Account-based marketing (ABM) on LinkedIn, in practice, means making a specific list of target companies not some wide net, and then pushing content and ads only toward decision-makers inside those accounts. For Indian B2B firms that have a limited set of high-value target clients , which is pretty common in manufacturing, enterprise software, and consulting, this often ends up being a smarter use of budget than broad targeting.  

LinkedIn’s Matched Audiences feature lets you upload your target account list directly, and then build campaigns around it. That way, your spend stays focused on the accounts that actually matter for revenue, not random impressions that do nothing.

If your business is based in the NCR corporate belt and weighing whether to run this in-house or bring in outside help, our piece on what a digital marketing consultant in Delhi NCR actually does walks through that decision in more detail.

Where Most Small Indian B2B Companies Go Wrong

  • Treating LinkedIn as a company-page-only channel and ignoring personal profiles entirely

  • Posting inconsistently — three posts one week, silence for a month

  • Sending generic connection requests with no personalization, then wondering why acceptance rates are low

  • Jumping straight to ads without any organic presence, which makes the ads feel cold and unfamiliar

  • Measuring vanity metrics like follower count instead of tracking actual leads and pipeline sourced from LinkedIn

Frequently Asked Questions

Is LinkedIn effective for B2B marketing in India? 

Yes! LinkedIn is now one of the strongest platforms for B2B marketing in India, with over 100M users – business owners, executives, and decision makers.
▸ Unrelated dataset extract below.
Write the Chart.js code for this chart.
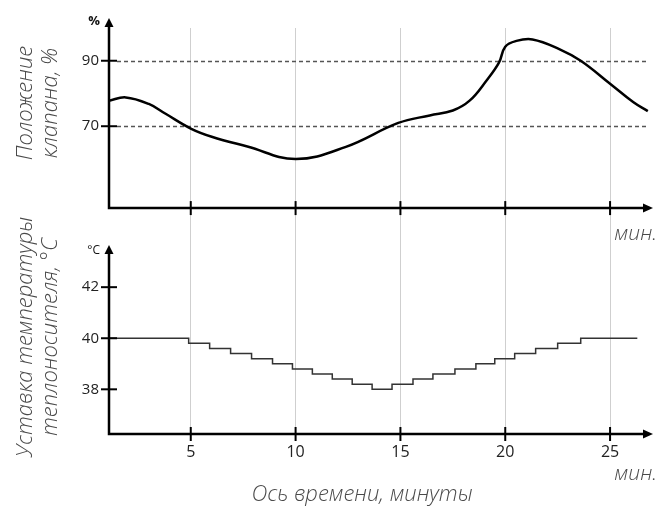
<!DOCTYPE html>
<html>
<head>
<meta charset="utf-8">
<script src="https://cdn.jsdelivr.net/npm/chart.js@4/dist/chart.umd.min.js"></script>
<style>
  html, body { margin: 0; padding: 0; background: #fff; }
</style>
</head>
<body>
<canvas id="grafico" width="670" height="507"></canvas>
<script>
// ось времени, мин
var xTicks = [5, 10, 15, 20, 25];

// положение клапана, %
var tempoKlapan = [1.1, 1.9, 3.0, 3.8, 5.0, 6.0, 7.7, 10.0, 12.4, 14.9, 16.4, 17.5, 18.3, 19.1, 19.7, 20.0, 20.5, 21.3, 22.6, 23.6, 25.0, 26.1, 26.8];
var klapan = [77.8, 78.8, 76.8, 73.8, 69.3, 66.8, 63.8, 60.0, 63.7, 71.0, 73.3, 74.8, 77.8, 83.9, 89.4, 94.3, 96.0, 96.5, 93.5, 90.0, 83.0, 77.4, 74.6];
var linhasKlapan = [70, 90];
var ticksKlapan = [70, 90];
var baseKlapan = 45;

// уставка температуры теплоносителя, °C (ступеньки)
var tempoUstavka = [1.1, 4.9, 5.9, 6.9, 7.9, 8.9, 9.85, 10.8, 11.75, 12.7, 13.65, 14.6, 15.6, 16.55, 17.6, 18.6, 19.5, 20.45, 21.45, 22.5, 23.6, 26.3];
var ustavka = [40, 39.8, 39.6, 39.4, 39.2, 39.0, 38.8, 38.6, 38.4, 38.2, 38.0, 38.2, 38.4, 38.6, 38.8, 39.0, 39.2, 39.4, 39.6, 39.8, 40.0, 40.0];
var ticksUstavka = [38, 40, 42];

var fonteTitulo = '"Open Sans", "DejaVu Sans", sans-serif';
var fonteNum = '"Open Sans", "DejaVu Sans", sans-serif';

function seta(ctx, x, y, dir) {
  ctx.beginPath();
  if (dir == 'up') {
    ctx.moveTo(x, y); ctx.lineTo(x - 4.5, y + 9); ctx.lineTo(x + 4.5, y + 9);
  } else {
    ctx.moveTo(x, y); ctx.lineTo(x - 10, y - 4.5); ctx.lineTo(x - 10, y + 4.5);
  }
  ctx.closePath();
  ctx.fill();
}

var eixos = {
  id: 'eixos',
  beforeDatasetsDraw(chart) {
    var ctx = chart.ctx, x = chart.scales.x, y1 = chart.scales.y1;
    ctx.save();
    ctx.strokeStyle = '#555';
    ctx.lineWidth = 1.5;
    ctx.setLineDash([4, 3]);
    linhasKlapan.forEach(function (v) {
      var py = Math.round(y1.getPixelForValue(v)) + 0.5;
      ctx.beginPath();
      ctx.moveTo(x.left + 8, py);
      ctx.lineTo(x.right - 3, py);
      ctx.stroke();
    });
    ctx.restore();
  },
  afterDatasetsDraw(chart) {
    var ctx = chart.ctx, x = chart.scales.x, y1 = chart.scales.y1, y2 = chart.scales.y2;
    var left = x.left, ponta = x.right + 1;
    var paineis = [
      [y1, y1.getPixelForValue(baseKlapan), chart.chartArea.top - 10, ticksKlapan],
      [y2, y2.bottom, y2.top + 14, ticksUstavka]
    ];
    ctx.save();
    ctx.strokeStyle = '#000';
    ctx.fillStyle = '#000';
    paineis.forEach(function (p) {
      var esc = p[0], base = p[1], topo = p[2];
      ctx.lineWidth = 2.5;
      ctx.beginPath();
      ctx.moveTo(left, topo + 8);
      ctx.lineTo(left, base);
      ctx.lineTo(ponta - 9, base);
      ctx.stroke();
      seta(ctx, left, topo, 'up');
      seta(ctx, ponta, base, 'right');
      ctx.lineWidth = 2;
      xTicks.forEach(function (v) {
        var px = x.getPixelForValue(v);
        ctx.beginPath(); ctx.moveTo(px, base - 7); ctx.lineTo(px, base + 7); ctx.stroke();
      });
      p[3].forEach(function (v) {
        var py = esc.getPixelForValue(v);
        ctx.beginPath(); ctx.moveTo(left - 8, py); ctx.lineTo(left + 8, py); ctx.stroke();
      });
    });
    ctx.restore();
  },
  afterDraw(chart) {
    var ctx = chart.ctx, area = chart.chartArea, y2 = chart.scales.y2;
    ctx.save();
    ctx.fillStyle = '#111';
    ctx.textAlign = 'right';
    ctx.textBaseline = 'middle';
    ctx.font = 'bold 13px ' + fonteNum;
    ctx.fillText('%', area.left - 9, area.top - 7);
    ctx.font = '12px ' + fonteNum;
    ctx.fillText('°C', area.left - 9, y2.top + 20);

    ctx.fillStyle = '#4a4a4a';
    ctx.font = 'italic 300 21px ' + fonteTitulo;
    ctx.fillText('мин.', area.right + 5, y2.top + 3);
    ctx.fillText('мин.', area.right + 5, area.bottom + 40);

    ctx.textAlign = 'center';
    ctx.font = 'italic 300 22px ' + fonteTitulo;
    ctx.fillText('Ось времени, минуты', 362, area.bottom + 61);

    ctx.textBaseline = 'alphabetic';
    [[area.top + 75, 'Положение', 'клапана, %'], [y2.top + 106, 'Уставка температуры', 'теплоносителя, °C']].forEach(function (t) {
      ctx.save();
      ctx.translate(0, t[0]);
      ctx.rotate(-Math.PI / 2);
      ctx.fillText(t[1], 0, 32);
      ctx.fillText(t[2], 0, 57);
      ctx.restore();
    });
    ctx.restore();
  }
};

var ctx = document.getElementById('grafico').getContext('2d');
var grafico = new Chart(ctx, {
  type: 'line',
  data: {
    datasets: [{
      data: tempoKlapan.map(function (t, i) { return { x: t, y: klapan[i] }; }),
      yAxisID: 'y1',
      borderColor: '#000',
      borderWidth: 2.5,
      pointRadius: 0,
      tension: 0.4,
      fill: false
    }, {
      data: tempoUstavka.map(function (t, i) { return { x: t, y: ustavka[i] }; }),
      yAxisID: 'y2',
      borderColor: '#333',
      borderWidth: 1.5,
      pointRadius: 0,
      stepped: 'before',
      fill: false
    }]
  },
  options: {
    responsive: false,
    animation: false,
    devicePixelRatio: 1,
    layout: { padding: { top: 28, right: 18, left: 0, bottom: 0 } },
    plugins: { legend: { display: false }, tooltip: { enabled: false } },
    scales: {
      x: {
        type: 'linear',
        min: 1.1,
        max: 27,
        afterBuildTicks: function (s) { s.ticks = xTicks.map(function (v) { return { value: v }; }); },
        afterFit: function (s) { s.height = 73; },
        grid: { color: '#cfcfcf', lineWidth: 1, drawTicks: false },
        border: { display: false },
        ticks: { padding: 9, color: '#222', font: { family: fonteNum, size: 16 } }
      },
      y1: {
        type: 'linear',
        position: 'left',
        stack: 'painel',
        stackWeight: 1,
        weight: 1,
        min: 38,
        max: 100,
        afterBuildTicks: function (s) { s.ticks = ticksKlapan.map(function (v) { return { value: v }; }); },
        afterFit: function (s) { s.width = 109; },
        grid: { display: false, drawTicks: false },
        border: { display: false },
        ticks: { padding: 10, color: '#222', font: { family: fonteNum, size: 15 } }
      },
      y2: {
        type: 'linear',
        position: 'left',
        stack: 'painel',
        stackWeight: 1,
        weight: 0,
        min: 36.25,
        max: 44.2,
        afterBuildTicks: function (s) { s.ticks = ticksUstavka.map(function (v) { return { value: v }; }); },
        afterFit: function (s) { s.width = 109; },
        grid: { display: false, drawTicks: false },
        border: { display: false },
        ticks: { padding: 10, color: '#222', font: { family: fonteNum, size: 15 } }
      }
    }
  },
  plugins: [eixos]
});
</script>
</body>
</html>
Yes, it does take work, but the quality of leads you can get is often much better than on purely entertainment-focused sites.

How do B2B companies generate leads on LinkedIn? 

B2B companies generate leads on LinkedIn by combining several strategies. Regularly sharing valuable content (through company pages and founders’ profiles). Building relationships via targeted outreach (using Sales Navigator), running Lead Gen Forms, and reaching the right people based on job title/role, industry, and company size.

What is the best content strategy for LinkedIn B2B marketing? 

A mix of insight posts, client proof, process transparency, and point-of-view content — published consistently, ideally from a mix of the founder's personal profile and the company page.

How much does LinkedIn advertising cost in India? 

LinkedIn ads usually cost more per click than Google or Meta Ads. However, the platform makes up for it with highly specific audience targeting. Since you can target professionals based on their job title, industry, seniority, and company size, many B2B businesses find that the higher ad spend is worthwhile because it can lead to better-quality prospects.

LinkedIn vs Google Ads for B2B lead generation — which is better? 

It depends on your objective. Google Ads are excellent for reaching people who are actively searching for a solution, while LinkedIn Ads help you get in front of decision-makers before they even begin searching. Most B2B companies with a longer sales cycle see stronger results combining both rather than choosing one.

How often should a B2B company post on LinkedIn? 

Three to five times a week is a good benchmark for most B2B companies. Posting consistently from both the company page and founder/employee profiles helps keep you top-of-mind and build credibility over time.


LinkedIn rewards the businesses willing to show up consistently and say something worth reading — not the ones that post the most or spend the most. For a small or mid-sized B2B company in India, that's an advantage, not a disadvantage. You don't need a massive budget to compete here. You need a founder willing to write, a clear point of view, and enough patience to let trust compound.